I met a person in the US, who told me he knew somebody from The Netherlands.
And it just so happens I knew that somebody. He was in my highschool.
A girl who heard that freak thing joined in and named an other Dutch person.
I also just happen to know him from my volleyballteam

That doesn't mean ANYTHING besides that its a small world afterall.
#14055654
Can't you just say that Europeans and Americans are both pretty bad at finding things not in their backyard?


Nope, pretty much 100% of Europeans would find the US in a map, I bet the percentage of yanks who could find Poland on a map would be much lower. QED.
#14055702
Decky wrote:Nope, pretty much 100% of Europeans would find the US in a map, I bet the percentage of yanks who could find Poland on a map would be much lower. QED.
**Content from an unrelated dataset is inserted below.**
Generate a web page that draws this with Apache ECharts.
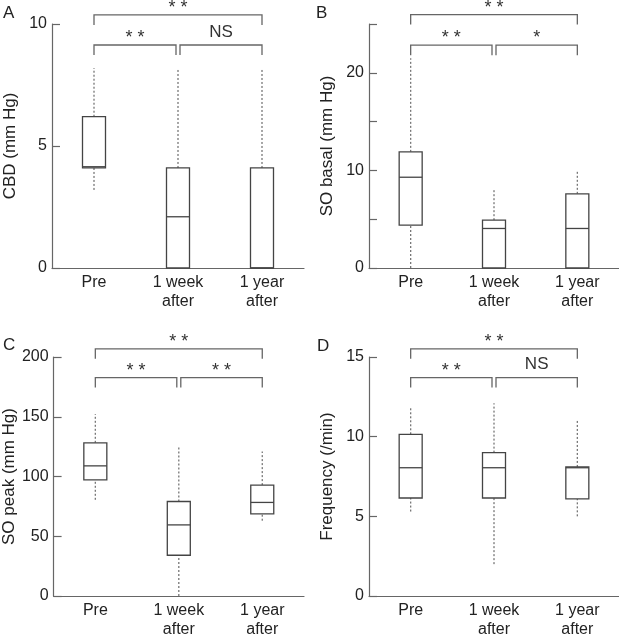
<!DOCTYPE html>
<html><head><meta charset="utf-8">
<script src="https://cdn.jsdelivr.net/npm/echarts@6/dist/echarts.min.js"></script>
<style>html,body{margin:0;padding:0;background:#fff}#c{width:619px;height:639px}</style>
</head><body><div id="c"></div>
<script>
// Categories (x axis)
const categories = ['Pre', '1 week\nafter', '1 year\nafter'];

// Box values per category: [min, Q1, median, Q3, max]
const cbdValues = [[3.2, 4.1, 4.15, 6.2, 8.2], [0, 0, 2.1, 4.1, 8.2], [0, 0, 0, 4.1, 8.2]];
const soBasalValues = [[0, 4.4, 9.3, 11.9, 21.5], [0, 0, 4.05, 4.9, 8.1], [0, 0, 4.05, 7.6, 10.0]];
const soPeakValues = [[80.5, 97.1, 108.9, 128.2, 152.2], [0, 34.1, 59.5, 79.1, 125], [63, 68.8, 78.3, 92.8, 120.9]];
const frequencyValues = [[5.3, 6.15, 8.05, 10.15, 11.9], [2.0, 6.15, 8.05, 9.0, 12.1], [5.0, 6.1, 8.05, 8.1, 11.1]];

// Significance brackets: [fromCategory, toCategory, level (y units), label]
const cbdBrackets = [[0, 2, 10.37, '* *'], [0, 1, 9.14, '* *'], [1, 2, 9.14, 'NS']];
const soBasalBrackets = [[0, 2, 25.97, '* *'], [0, 1, 22.83, '* *'], [1, 2, 22.83, '*']];
const soPeakBrackets = [[0, 2, 206.8, '* *'], [0, 1, 182.8, '* *'], [1, 2, 182.8, '* *']];
const frequencyBrackets = [[0, 2, 15.51, '* *'], [0, 1, 13.71, '* *'], [1, 2, 13.71, 'NS']];

// Axis settings (tick labels)
const panelLetters = ['A', 'B', 'C', 'D'];
const axisNames = ['CBD (mm Hg)', 'SO basal (mm Hg)', 'SO peak (mm Hg)', 'Frequency (/min)'];
const yMaxes = [10, 25, 200, 15];
const yIntervals = [5, 5, 50, 5];
const yLabelTicks = [[0, 5, 10], [0, 10, 20], [0, 50, 100, 150, 200], [0, 5, 10, 15]];

const panelValues = [cbdValues, soBasalValues, soPeakValues, frequencyValues];
const panelBrackets = [cbdBrackets, soBasalBrackets, soPeakBrackets, frequencyBrackets];

const FONT = "'Liberation Sans', Arial, Helvetica, sans-serif";
const grids = [
  {left: 52, top: 24, width: 252, height: 244},
  {left: 369, top: 24, width: 252, height: 244},
  {left: 52, top: 357, width: 252, height: 244},
  {left: 369, top: 357, width: 252, height: 244}
];
const letterPos = [[3, 5], [316, 5], [3, 337], [317, 338]];

function renderBox(params, api) {
  const i = api.value(0);
  const yOf = v => api.coord([i, v])[1];
  const x = api.coord([i, 0])[0];
  const yMin = yOf(api.value(1)), yQ1 = yOf(api.value(2)), yMed = yOf(api.value(3)),
        yQ3 = yOf(api.value(4)), yMax = yOf(api.value(5));
  const hw = 11.5;
  const dash = {stroke: '#777', lineWidth: 1.3, lineDash: [2, 2]};
  const solid = {stroke: '#444', lineWidth: 1.3};
  const ch = [];
  if (yMax < yQ3) ch.push({type: 'line', shape: {x1: x, y1: yQ3, x2: x, y2: yMax}, style: dash});
  if (yMin > yQ1) ch.push({type: 'line', shape: {x1: x, y1: yMin, x2: x, y2: yQ1}, style: dash});
  ch.push({type: 'rect', shape: {x: x - hw, y: yQ3, width: 2 * hw, height: yQ1 - yQ3}, style: Object.assign({fill: '#fff'}, solid)});
  ch.push({type: 'line', shape: {x1: x - hw, y1: yMed, x2: x + hw, y2: yMed}, style: solid});
  return {type: 'group', children: ch};
}

function makeBracketRender(list) {
  return function (params, api) {
    const b = list[params.dataIndex];
    const y = api.coord([0, b[2]])[1];
    let x1 = api.coord([b[0], 0])[0], x2 = api.coord([b[1], 0])[0];
    if (b[1] - b[0] === 1) { if (b[0] === 1) x1 += 2; if (b[1] === 1) x2 -= 2; }
    const leg = 10;
    const isNS = b[3] === 'NS';
    return {type: 'group', children: [
      {type: 'polyline', shape: {points: [[x1, y + leg], [x1, y], [x2, y], [x2, y + leg]]},
        style: {stroke: '#666', fill: null, lineWidth: 1.3}},
      {type: 'text', x: (x1 + x2) / 2, y: y - (isNS ? 13 : 7),
        style: {text: b[3], fill: '#333', font: (isNS ? '17px ' : '18px ') + FONT, align: 'center', verticalAlign: 'middle'}}
    ]};
  };
}

const option = {
  backgroundColor: '#fff',
  animation: false,
  textStyle: {fontFamily: FONT},
  title: panelLetters.map((t, k) => ({text: t, left: letterPos[k][0], top: letterPos[k][1], padding: 0,
    textStyle: {fontSize: 17, fontWeight: 'normal', color: '#222', fontFamily: FONT}})),
  grid: grids,
  xAxis: grids.map((g, k) => ({
    type: 'category', gridIndex: k, data: categories, boundaryGap: true,
    axisLine: {lineStyle: {color: '#666', width: 1.2}},
    axisTick: {inside: true, length: 7, alignWithLabel: true, lineStyle: {color: '#666', width: 1.2}},
    axisLabel: {color: '#222', fontSize: 16, lineHeight: 19, margin: 5, fontFamily: FONT},
    splitLine: {show: false}
  })),
  yAxis: grids.map((g, k) => ({
    type: 'value', gridIndex: k, min: 0, max: yMaxes[k], interval: yIntervals[k],
    name: axisNames[k], nameLocation: 'middle', nameGap: 33,
    nameTextStyle: {fontSize: 17, color: '#222', fontFamily: FONT},
    axisLine: {show: true, lineStyle: {color: '#666', width: 1.2}},
    axisTick: {show: true, inside: true, length: 8, lineStyle: {color: '#666', width: 1.2}},
    axisLabel: {color: '#222', fontSize: 16, margin: 5, fontFamily: FONT,
      formatter: v => (yLabelTicks[k].indexOf(v) >= 0 ? String(v) : '')},
    splitLine: {show: false}
  })),
  series: []
};

panelValues.forEach((vals, k) => {
  option.series.push({
    type: 'custom', xAxisIndex: k, yAxisIndex: k, clip: false,
    renderItem: renderBox,
    encode: {x: 0, y: [1, 2, 3, 4, 5]},
    data: vals.map((d, i) => [i].concat(d)),
    z: 3
  });
  const br = panelBrackets[k];
  option.series.push({
    type: 'custom', xAxisIndex: k, yAxisIndex: k, clip: false,
    renderItem: makeBracketRender(br),
    encode: {x: 0, y: 1},
    data: br.map(b => [b[0], b[2]]),
    z: 4
  });
});

const chart = echarts.init(document.getElementById('c'), null, {renderer: 'canvas'});
chart.setOption(option);
</script>
</body></html>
Did you use the initialism QED to be cute? Because it certainly doesn't make any sense in this situation since it traditionally goes at the end of a rigerous mathematical proof, what you said was called an opinion, and contained nothing resembling a proof. I think one of the underlying themes of this thread is that people who try to talk about things that they do not understand sound foolish. I believe you illustrated that point quite nicely.
#14055775
Hey Buzz62, Do you know Jim, from Seattle? He's loud and boorish, but he buys drinks and is still a pretty nice guy, so I can't complain much. :lol:
#14055845
This is true:

Pretty much 100% of Europeans would find the US in a map, I bet the percentage of yanks who could find Poland on a map would be much lower.


But this is also true:

Pretty much 100% of Americans would find the EU in a map, I bet the percentage of Europeans who could find Colorado on a map would be much lower.

Which is somehow proof that Europeans and Americans aren't both pretty bad at finding things not in their backyard?